Together, We Light the Way

Study of Manual for Teachers 7-16-12

7-16-12
2 Forgiveness might be called a kind of happy fiction; a way in which the unknowing can bridge the gap between their perception and the truth. They cannot go directly from perception to knowledge because they do not think it is their will to do so. This makes God appear to be an enemy instead of what He really is. And it is just this insane perception that makes them unwilling merely to rise up and to return to Him in peace.
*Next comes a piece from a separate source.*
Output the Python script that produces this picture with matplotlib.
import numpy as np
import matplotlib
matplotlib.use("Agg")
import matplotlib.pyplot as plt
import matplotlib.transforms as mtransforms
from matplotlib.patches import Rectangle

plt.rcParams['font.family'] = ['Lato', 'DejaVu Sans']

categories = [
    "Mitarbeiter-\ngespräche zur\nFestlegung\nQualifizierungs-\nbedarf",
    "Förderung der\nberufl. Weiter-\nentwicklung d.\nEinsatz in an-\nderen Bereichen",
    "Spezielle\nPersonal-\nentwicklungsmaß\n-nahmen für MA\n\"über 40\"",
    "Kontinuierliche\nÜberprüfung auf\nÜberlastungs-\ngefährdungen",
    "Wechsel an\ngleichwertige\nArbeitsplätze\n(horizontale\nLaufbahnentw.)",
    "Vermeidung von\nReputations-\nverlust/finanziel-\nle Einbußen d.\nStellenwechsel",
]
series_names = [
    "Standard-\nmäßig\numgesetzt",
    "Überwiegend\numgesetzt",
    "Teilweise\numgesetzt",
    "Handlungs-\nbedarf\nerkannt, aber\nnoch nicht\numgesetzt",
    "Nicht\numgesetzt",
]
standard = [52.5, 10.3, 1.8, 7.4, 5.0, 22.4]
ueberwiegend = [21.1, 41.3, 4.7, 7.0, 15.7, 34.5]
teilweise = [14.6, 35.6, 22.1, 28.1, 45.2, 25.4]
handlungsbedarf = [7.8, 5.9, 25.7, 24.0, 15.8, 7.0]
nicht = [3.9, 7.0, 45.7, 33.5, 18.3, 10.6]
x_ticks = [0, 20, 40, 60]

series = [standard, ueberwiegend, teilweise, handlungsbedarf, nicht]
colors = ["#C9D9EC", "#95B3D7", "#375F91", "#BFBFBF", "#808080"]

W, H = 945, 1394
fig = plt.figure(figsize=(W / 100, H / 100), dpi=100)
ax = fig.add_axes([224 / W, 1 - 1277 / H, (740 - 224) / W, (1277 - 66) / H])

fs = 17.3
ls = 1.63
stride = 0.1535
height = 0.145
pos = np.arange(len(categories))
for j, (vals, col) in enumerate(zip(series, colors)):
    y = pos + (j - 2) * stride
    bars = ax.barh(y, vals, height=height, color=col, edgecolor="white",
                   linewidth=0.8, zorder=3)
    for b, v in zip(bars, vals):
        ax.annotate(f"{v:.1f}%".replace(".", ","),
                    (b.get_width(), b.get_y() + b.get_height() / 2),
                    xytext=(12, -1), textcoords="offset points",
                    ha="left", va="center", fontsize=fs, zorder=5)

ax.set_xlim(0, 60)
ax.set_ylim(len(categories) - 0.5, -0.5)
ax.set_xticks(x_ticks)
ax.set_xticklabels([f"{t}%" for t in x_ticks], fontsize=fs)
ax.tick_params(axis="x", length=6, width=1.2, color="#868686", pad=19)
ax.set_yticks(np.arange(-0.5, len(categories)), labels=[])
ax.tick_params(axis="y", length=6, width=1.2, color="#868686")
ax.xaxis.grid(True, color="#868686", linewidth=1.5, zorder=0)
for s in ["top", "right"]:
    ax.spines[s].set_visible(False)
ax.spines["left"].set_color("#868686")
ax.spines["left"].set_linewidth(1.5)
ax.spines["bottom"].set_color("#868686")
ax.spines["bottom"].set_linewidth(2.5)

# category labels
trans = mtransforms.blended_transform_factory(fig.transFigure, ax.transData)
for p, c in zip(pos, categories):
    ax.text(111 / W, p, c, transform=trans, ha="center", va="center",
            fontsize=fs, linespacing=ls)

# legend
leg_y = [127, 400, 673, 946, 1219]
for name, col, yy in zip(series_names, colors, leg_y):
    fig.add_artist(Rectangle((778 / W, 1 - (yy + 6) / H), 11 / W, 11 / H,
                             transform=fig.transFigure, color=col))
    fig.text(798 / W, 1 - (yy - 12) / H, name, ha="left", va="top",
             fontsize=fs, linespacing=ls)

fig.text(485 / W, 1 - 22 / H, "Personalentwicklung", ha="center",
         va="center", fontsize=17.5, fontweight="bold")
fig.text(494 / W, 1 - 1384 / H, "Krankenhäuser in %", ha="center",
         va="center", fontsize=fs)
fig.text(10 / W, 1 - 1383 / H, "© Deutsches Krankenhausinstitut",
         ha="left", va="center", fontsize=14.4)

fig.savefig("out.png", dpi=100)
We are confused, and in our confusion we have latched onto the idea that we are guilty for our confusion. It is guilt that keeps us bound to the world. It is guilt that causes the fear of God that makes us unwilling to go from perception to knowledge. And so, we are given a bridge to make it possible for us to cross. We have “a kind of happy fiction” that we are calling forgiveness, as a way to appease the guilt and allay the fear that makes us see God as an enemy. 
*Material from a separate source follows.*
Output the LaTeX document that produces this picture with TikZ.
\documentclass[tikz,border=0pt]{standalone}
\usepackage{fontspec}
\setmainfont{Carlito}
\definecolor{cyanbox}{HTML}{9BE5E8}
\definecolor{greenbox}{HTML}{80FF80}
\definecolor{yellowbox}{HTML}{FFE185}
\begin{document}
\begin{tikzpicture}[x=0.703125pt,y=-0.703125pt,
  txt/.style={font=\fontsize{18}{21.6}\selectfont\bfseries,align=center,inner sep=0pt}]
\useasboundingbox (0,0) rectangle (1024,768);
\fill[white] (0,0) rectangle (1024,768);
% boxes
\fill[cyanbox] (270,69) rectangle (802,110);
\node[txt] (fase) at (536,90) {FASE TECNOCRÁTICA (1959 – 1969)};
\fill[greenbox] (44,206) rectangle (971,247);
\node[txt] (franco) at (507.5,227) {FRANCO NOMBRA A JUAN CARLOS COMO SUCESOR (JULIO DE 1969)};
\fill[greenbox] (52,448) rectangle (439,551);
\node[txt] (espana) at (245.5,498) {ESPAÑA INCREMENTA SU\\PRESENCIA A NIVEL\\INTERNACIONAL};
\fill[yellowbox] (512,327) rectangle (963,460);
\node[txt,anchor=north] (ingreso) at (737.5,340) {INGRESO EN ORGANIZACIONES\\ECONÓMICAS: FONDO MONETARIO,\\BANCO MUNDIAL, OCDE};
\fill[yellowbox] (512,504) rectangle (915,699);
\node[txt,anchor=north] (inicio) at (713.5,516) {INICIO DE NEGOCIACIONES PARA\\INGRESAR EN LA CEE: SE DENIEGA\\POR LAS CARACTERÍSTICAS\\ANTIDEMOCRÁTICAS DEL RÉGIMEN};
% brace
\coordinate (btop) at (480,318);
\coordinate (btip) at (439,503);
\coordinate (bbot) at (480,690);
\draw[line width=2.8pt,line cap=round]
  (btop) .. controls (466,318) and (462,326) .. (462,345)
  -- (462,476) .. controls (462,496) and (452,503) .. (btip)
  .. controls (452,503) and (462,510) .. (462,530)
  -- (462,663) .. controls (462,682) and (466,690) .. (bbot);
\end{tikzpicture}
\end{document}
Though neither miracles nor forgiveness are real, they are necessary. They are the way out of the dream. Over and over I applied forgiveness to the many elements of my dream and watched the miracle occur as anger turned to peace, hatred dissolved into love, as all manner of misperception was unraveled right before my eyes to reveal the truth.

It sometimes seemed as if I dug in my heals and had to be dragged to the next miracle because I was sure that what happened, though amazing, was a rare trick, perhaps never again to be repeated. Then when it finally became obvious that this was possible, I could not believe it could be that simple.

My ego self kept insisting that surely there was more to do than just see that there is actually nothing to forgive, and even if this is so, surely there must be something more for me to do to make the miracle of transformation happen. It could not abide to see itself so unnecessary to the process. I accepted its many delays and distractions as inevitable and while I had gone too far to stop the process, I delayed it as long as I could.

In delaying the return to God, I was also protracting the painful separation from God, but fear and guilt are powerful blocks and hard to move past, but they depend on my belief for their very existence. The Holy Spirit was given to us to save us from our beliefs. He knows the truth and yet looks on our illusion as well. Because of His unique function He is able to help us bridge the gap. He sees the problem and the solution and He communicates both to us.

I notice that I feel angry or fearful, I see a judgmental thought in my mind, I feel like a victim, whatever form the guilt is taking, I show it to the Holy Spirit and He shows me the problem and provides the solution. Over and over I go through this process, and with infinite patience and gentleness, He leads me from guilt to forgiveness to truth.

This continues until finally I realize that I no longer really believe that I am guilty. I no longer really believe that anyone else is guilty. Since guilt is the glue that holds the illusion together, and since guilt depends on my belief, and I am withdrawing my belief, the miracle of transformation occurs. The illusion dissolves to show me what it had been concealing.

And even in the face of all this, I hesitate and need to be reassured that it could be that simple. Really? To take the next step I just accept that what I know is true, and it is done? I need an angel to talk me over and so of course that illusion is provided as well. And so everything looks the same, but everything has changed.